Alors qu’il vient de lancer officiellement son Parti national du peuple (NPP), le président semble avoir oublié sa promesse de n’effectuer qu’un mandat de transition et se diriger vers une candidature à la présidentielle du 4 décembre.
Le Parti national du peuple (NPP) existe depuis plus d’un an déjà, mais c’est dans la soirée du 30 janvier dernier que la formation du président gambien a été officiellement lancée. Et si Adama Barrow n’a pas formellement annoncé sa candidature à l’élection présidentielle du 4 décembre prochain, nul doute que le chef de l’État sortant a l’intention de briguer un second mandat et de porter les couleurs de ce parti.
La présentation du NPP au stade de l’Indépendance de Bakau, à une dizaine de kilomètres de Banjul, en présence de ses délégués et sympathisants, est ce jour-là assortie d’un discours qui ressemble fort à celui d’un début de campagne. « Le NPP représente le présent et le futur, et c’est le parti de toutes les catégories sociales, fondé sur la notion de véritable citoyenneté démocratique et patriotique », déclare le président.
« Je suis convaincu qu’en me pressant à former un parti politique pour participer à l’élection présidentielle de 2021, le peuple gambien a fait le bilan de ma performance et m’a appelé pour conduire ce voyage historique, affirme-t-il. C’est ce qui a conduit à la naissance du NPP, que nous sommes ici pour lancer officiellement aujourd’hui. »
Promesse oubliée
Adama Barrow paraît désormais déterminé à devenir plus qu’un président de transition. Il semble avoir totalement oublié sa promesse de quitter le pouvoir au bout de trois ans, le temps d’organiser une élection à laquelle il ne se serait pas présenté. C’est pourtant cet engagement qui convainc les Gambiens de l’élire en 2016, afin de tourner la page des décennies de dictature brutale de son prédécesseur, Yayah Jammeh. Porté par le soutien d’une coalition de l’opposition, il promet de ne pas aller au bout des cinq ans prévus par la Constitution.

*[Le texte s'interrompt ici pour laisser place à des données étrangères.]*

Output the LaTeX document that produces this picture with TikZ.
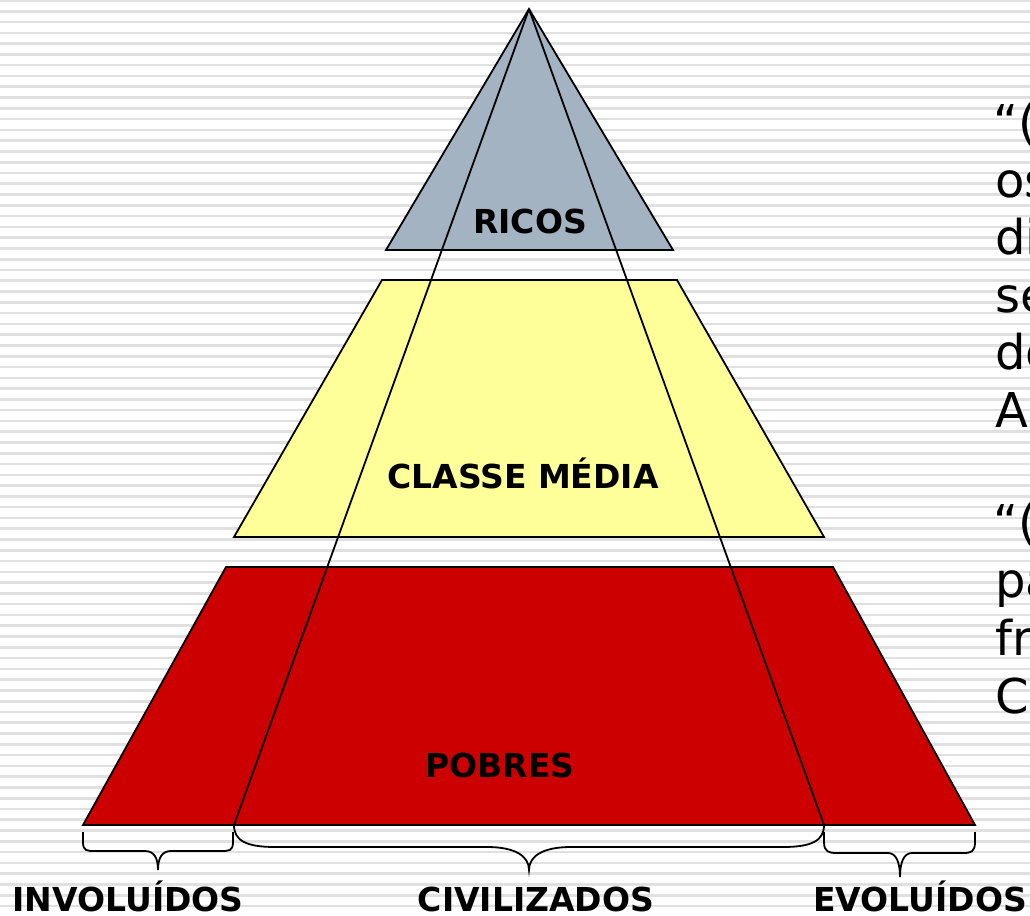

C’est ce qui permet alors à ce quasi-inconnu de déjouer tous les pronostics et de l’emporter, le 2 décembre 2016, face à Jammeh, avec 43,29 % des voix contre 39,64 % pour son adversaire. Le 19 janvier 2017, il prête serment depuis l’ambassade de Gambie à Dakar, tandis que Yahya Jammeh, poussé hors du pays par une intervention politico-militaire régionale, s’apprête à partir en exil.
« Three years, Jotna » (« Trois ans, ça suffit ») scandent déjà les Gambiens dans les rues de Banjul, en décembre 2019, lui rappelant – en vain – sa promesse. Mais les manifestations sont sévèrement réprimées, le gouvernement qualifie de « subversif, violent et illégal » le collectif qui les a organisées et prend la décision de fermer deux radios nationales.
« Aucun accomplissement »
« C’est très décevant de voir une telle équipe aux manettes du pays », déplore aujourd’hui Almami Fanding Taal, le porte-parole du Parti démocratique unifié (UDP), l’ancienne formation d’Adama Barrow. Le président a acté la rupture avec son ancien parti quelques mois seulement après son élection, en remerciant le vice-président Ousseinou Darboe, opposant historique à Yahya Jammeh et secrétaire général de la formation. Ce dernier sera, sauf grande surprise, le candidat de l’UDP au scrutin de décembre.
« La coalition de 2016 n’était pas partie pour durer, d’abord parce que l’opposition ne croyait pas en sa victoire. Adama Barrow a été choisi comme candidat parce que tous les cadres du parti [dont Ousseinou Darboe] étaient en prison au moment du scrutin », rappelle Almami Fanding Taal. Aujourd’hui, l’UDP affirme que le chef de l’État n’a « rien accompli pour la Gambie » et se dit destiné à l’emporter lors du scrutin de décembre. Cette fois, le parti présentera son propre candidat, sans coalition.